(Bloomberg) --
While central bankers around the world fret about the strongest inflation in decades, their challenge is nowhere near as great as the one facing Ukraine's Kyrylo Shevchenko and his colleagues.
As Russian troops bear down on Kyiv, Governor Shevchenko's central bank is poised hike its key interest rate on Thursday in a bid to stabilize the economy.
But the fog of war leaves economists struggling to predict how much it will tighten monetary policy. The base rate is currently 10%.
With Russian forces on the march, hundreds of thousands are fleeing the country and supply lines are being cut off, while in financial markets, government bond yields are soaring.
Against such a recessionary backdrop, economists are unclear how forcefully the central bank will respond.
“The situation is so surreal that I struggle to imagine what the central bank's decision will be -- whether they'll hike the rate to 14% or 15%,” said Mykhaylo Demkiv, an analyst at Ukrainian investment firm ICU.
Russia, whose assault has been greeted by a barrage of sanctions, the freezing of reserves and the targeting of its own central bank, doubled benchmark borrowing costs to 20% and imposed capital controls on Monday.
Ukriane has grappled repeatedly with Russian aggression since a revolution toppled Kremlin-backed leader Viktor Yanukovych in 2014. During the conflict that President Vladimir Putin fomented following his annexation of Crimea the same year, Ukraine hiked rates to as high as 30% and restructured its foreign debt.
As Russia launched its offensive last week, Ukraine's central bank rolled out capital controls that include limits on cash withdrawals. The central bank suspended foreign-currency trading.
The government on Tuesday sold 8.1 billion hryvnia ($277 million) of war bonds -- part of crowdfunding measures to raise cash to help the armed forces and civilians.

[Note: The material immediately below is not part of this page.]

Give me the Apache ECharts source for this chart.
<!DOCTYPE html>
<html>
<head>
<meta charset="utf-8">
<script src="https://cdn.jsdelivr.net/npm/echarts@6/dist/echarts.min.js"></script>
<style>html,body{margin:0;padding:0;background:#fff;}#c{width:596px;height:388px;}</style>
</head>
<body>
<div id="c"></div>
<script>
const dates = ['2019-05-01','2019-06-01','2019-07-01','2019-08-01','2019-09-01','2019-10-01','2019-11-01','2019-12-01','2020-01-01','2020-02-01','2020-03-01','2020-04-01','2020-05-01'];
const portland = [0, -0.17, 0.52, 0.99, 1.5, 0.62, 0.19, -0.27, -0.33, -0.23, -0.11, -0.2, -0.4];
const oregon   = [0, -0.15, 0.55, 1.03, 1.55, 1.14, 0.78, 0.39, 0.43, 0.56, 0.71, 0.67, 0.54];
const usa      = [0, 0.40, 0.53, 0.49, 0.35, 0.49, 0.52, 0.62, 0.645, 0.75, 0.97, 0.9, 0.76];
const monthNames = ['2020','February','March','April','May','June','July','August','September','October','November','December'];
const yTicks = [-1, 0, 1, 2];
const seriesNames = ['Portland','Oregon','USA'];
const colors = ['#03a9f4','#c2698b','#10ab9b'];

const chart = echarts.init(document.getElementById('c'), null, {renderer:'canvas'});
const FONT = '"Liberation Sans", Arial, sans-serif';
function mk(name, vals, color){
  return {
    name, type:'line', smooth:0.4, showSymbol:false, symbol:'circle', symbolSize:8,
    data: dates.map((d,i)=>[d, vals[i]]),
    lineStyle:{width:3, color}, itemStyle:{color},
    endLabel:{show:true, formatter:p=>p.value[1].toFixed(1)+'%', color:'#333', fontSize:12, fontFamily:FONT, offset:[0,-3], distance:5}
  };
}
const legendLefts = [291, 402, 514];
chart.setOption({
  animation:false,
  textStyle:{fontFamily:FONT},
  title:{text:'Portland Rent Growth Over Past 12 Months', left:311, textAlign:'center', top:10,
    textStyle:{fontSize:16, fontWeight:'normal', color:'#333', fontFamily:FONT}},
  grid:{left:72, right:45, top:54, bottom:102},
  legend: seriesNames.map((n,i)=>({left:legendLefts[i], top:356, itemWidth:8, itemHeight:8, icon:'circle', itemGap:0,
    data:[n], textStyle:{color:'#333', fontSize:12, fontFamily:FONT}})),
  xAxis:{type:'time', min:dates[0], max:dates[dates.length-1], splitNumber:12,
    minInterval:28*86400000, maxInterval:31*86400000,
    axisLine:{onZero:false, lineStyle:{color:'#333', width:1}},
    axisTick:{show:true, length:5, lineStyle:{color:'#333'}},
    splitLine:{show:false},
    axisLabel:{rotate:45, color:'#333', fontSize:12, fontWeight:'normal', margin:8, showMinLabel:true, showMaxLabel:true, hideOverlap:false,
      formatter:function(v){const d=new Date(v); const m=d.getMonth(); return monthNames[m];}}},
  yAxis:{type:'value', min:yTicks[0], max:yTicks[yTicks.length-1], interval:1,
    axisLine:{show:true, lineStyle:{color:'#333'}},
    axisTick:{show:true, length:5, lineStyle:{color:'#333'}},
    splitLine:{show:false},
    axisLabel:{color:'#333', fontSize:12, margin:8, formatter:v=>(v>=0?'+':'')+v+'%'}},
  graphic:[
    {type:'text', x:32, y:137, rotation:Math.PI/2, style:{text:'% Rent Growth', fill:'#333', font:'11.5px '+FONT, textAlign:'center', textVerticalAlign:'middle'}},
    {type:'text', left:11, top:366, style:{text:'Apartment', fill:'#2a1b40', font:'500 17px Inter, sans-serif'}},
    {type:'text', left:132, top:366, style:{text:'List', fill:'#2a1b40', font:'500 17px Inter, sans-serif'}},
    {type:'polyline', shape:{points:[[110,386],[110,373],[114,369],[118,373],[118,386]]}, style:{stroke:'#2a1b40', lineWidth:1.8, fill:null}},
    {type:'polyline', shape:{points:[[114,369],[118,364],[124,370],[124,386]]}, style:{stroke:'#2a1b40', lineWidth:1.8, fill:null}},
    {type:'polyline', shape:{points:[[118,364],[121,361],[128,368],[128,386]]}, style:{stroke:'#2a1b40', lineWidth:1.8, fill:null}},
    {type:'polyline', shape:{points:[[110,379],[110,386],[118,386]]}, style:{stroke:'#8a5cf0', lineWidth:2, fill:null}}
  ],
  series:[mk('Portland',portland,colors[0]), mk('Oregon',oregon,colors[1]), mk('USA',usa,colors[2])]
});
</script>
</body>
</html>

The World Bank said on Tuesday it is preparing $3 billion in funding for Ukraine as it works with the International Monetary Fund to support the country following its invasion by Russia.
In a sign of the economic challenges it faces as a result of the war, the government last week asked utilities to prioritize electricity made from natural gas in a bid to stockpile coal in case supplies are cut.
With Western military officials warning Russia is set to deploy more indiscriminate tactics to suppress resistance to its advance, disruptions to supply lines are looking increasingly probable.
Ally nations have vowed to continue tightening sanctions on Russia's economy in a bid to restrain it, but a plea from Ukrainian President Volodymyr Zelenskiy for fast-tracked membership of the European Union appeared to gain little initial backing.